Michael Geist, l’ un des gardiens de ces questions au Canada, est aussi d’humeur optimiste. Alors que naguère les politiques canadiennes étaient notoirement vaseuses, le pays est en train d’assumer un leadership que l’on n’espérait plus (« Canada has emerged as a world leader in supporting Net neutrality »). Le Canada revendique désormais une approche, tout en contraste avec celle des États-Unis, qui veut privilégier les consommateurs et les créateurs dans les décisions entourant l’utilisation d’internet.

Pourtant, sachant que l’histoire de la neutralité du réseau se balance, depuis la naissance du concept, entre la pluie et le beau temps. La vigilance institutionnelle aussi bien que citoyenne s’imposent pour repérer les violations ainsi que les dérives politiques. Cette attitude suppose également que l’on continue à faire pression pour un projet d’inclusion numérique et de protection de la vie privée, qui aille au-delà des espoirs qui seraient essentiellement liées à « des répercussions positives sur les prix de détail et les limites d’utilisation des données pour les téléphones cellulaires et services Internet fixes. » (CRTC) Parce que, comme le dit FACIL, « Un Internet pas cher c’est bien, un Internet qui respecte nos libertés et nos droits, c’est mieux ! »

Si l’on revient maintenant à la question posée dans le titre de cet article : Est-ce que la neutralité du réseau est une affaire locale ?, les observateurs ne semblent pas tous du même avis lorsqu’il s’agit de déterminer si les actions américaines en matière de neutralité du réseau auront un impact direct sur la vie numérique des Canadien.ne.s. En revanche, il y a un certain consensus pour dire que les politiques des uns influencent forcément celles des autres. Dans quel sens, l’influence politique se fera-t-elle sentir ici?…
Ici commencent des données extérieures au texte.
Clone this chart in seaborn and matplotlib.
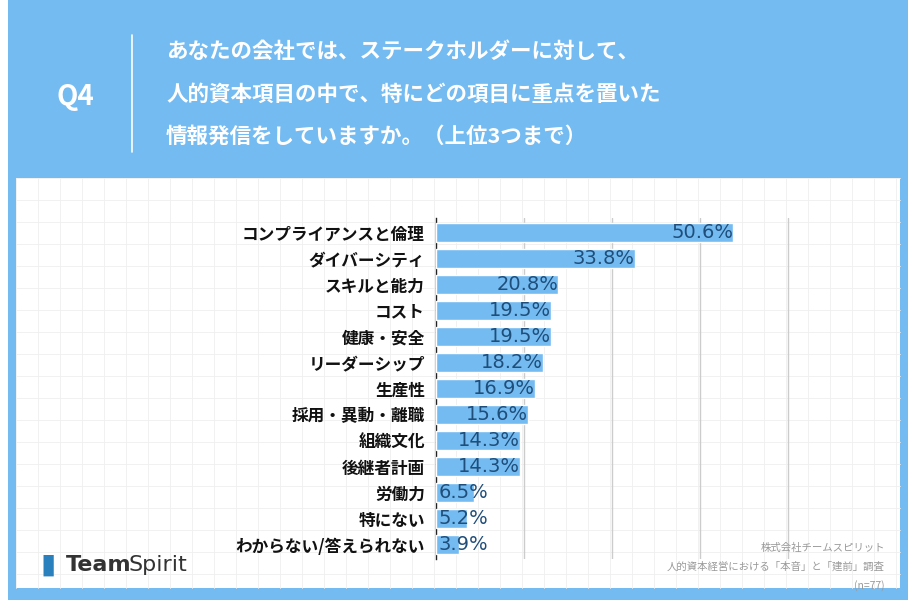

Ce n’est peut-être pas seulement en vertu d’un souci de bienveillance solidaire à l’égard de l’American Libraries Association qu’il faudrait manifester notre appui en faveur de la neutralité du réseau. C’est même sans doute une affaire de prudence minimale dans les circonstances, en dépit de l’optimisme canadien et européen ambiant qui règne.

Qu’en dit Wikipédia ?

On se souviendra que Wikipédia constitue, d’une façon générale, la première source d’information et de documentation. Or, il existe un article sur le sujet de la Net neutrality du net in Canada avec des références passablement datées et qui ne fait pas état des décisions récentes du CRTC. Un bon exemple d’article à améliorer. Du côté de Wikipédia français, on n’a pas ce problème puisqu’il n’existe tout simplement pas… Au boulot! MAJ.: L’article est créé, et des références ont été ajoutées dans la version anglaise. À bonifier!